Last week, the district issued the first tranche of the package, as well as some refunding bonds. The $102.7 million issue included $87.5 million of new-money school building bonds.

Southwest Securities Inc. was lead manager for the sale. Yields on the bonds, which are wrapped by the state's triple-A rated Permanent School Fund, ranged from 3.6% with a 5% coupon in 2016 to 5.18% with a 5% coupon in 2043. The bonds are callable at par in 2017.

Analysts have said the rapid influx of new residents is weighing on the school district's underlying credit.

Moody's rates the district's underlying credit at Baa1 due to "tremendous growth occurring in the district," which has led to "elevated debt burdens that are substantially higher than most Texas school districts."

Neither Standard & Poor's nor Fitch Ratings rates the underlying credit of the district.

Prosper officials exhausted a $135 million bond authorization from 2004 with a $72 million sale last August to begin the first phase of a second high school. Other proceeds from the bond package were used to expand the current high school, upgrade a stadium, and build two elementary schools and the first new middle school in the district in more than 100 years.

The formerly rural district began the current school year on Monday with about 3,300 students. Officials expect to add 600 students each of the next two years with continued growth through 2016.

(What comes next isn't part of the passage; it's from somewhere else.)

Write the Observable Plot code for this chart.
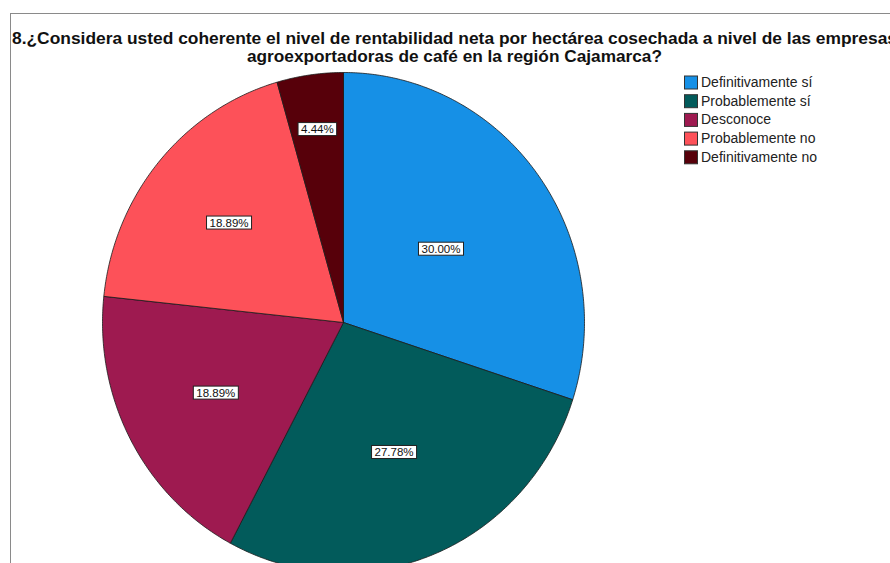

Total enrollment is projected at between 40,000 and 50,000 in about 20 years once the land within the district reaches - or at least approaches - complete build out. Prosper ISD, which is about 35 miles north of Dallas, plans to build four elementary schools, a middle school, and second high school with proceeds from the new authorization.

Recent completion of an extension of the Dallas North Tollway puts the northernmost terminus of the heavily used road about one mile south of Prosper. The $5 billion SH 121 toll road is being constructed 10 miles south of Prosper. The 26-mile stretch will be the largest toll project ever undertaken by the state.

The total population of the school district, which is still about 70% agricultural and includes parts of Frisco and some areas in eastern Denton County, is currently about 10,000 residents.

Aside from the 2004 bond package and the one approved earlier this month, the only other school debt referendum ever approved by Prosper voters was in 1963 when a $320,000 bond was passed.

At the 1960 census, there were 41,247 people living in all of Collin County, which includes Prosper. Now it's one of the fastest-growing areas of the country with a population of nearly 700,000 that is up more than 42% since the 2000 census driven by growth in Frisco and McKinney.

Earlier this year, Frisco's population topped 100,000, which is more than triple the 2000 census figure of 33,714. Residential growth in McKinney hasn't been as staggering but considerable nonetheless, with a current population of almost 114,500 that is more than double the 55,000 residents at the start of the decade.

Nearby Plano is another example of suburban sprawl north of Dallas. While not expanding as rapidly as its smaller neighbors, Plano continues to grow with a current population of about 270,000, up 20% from the start of the decade.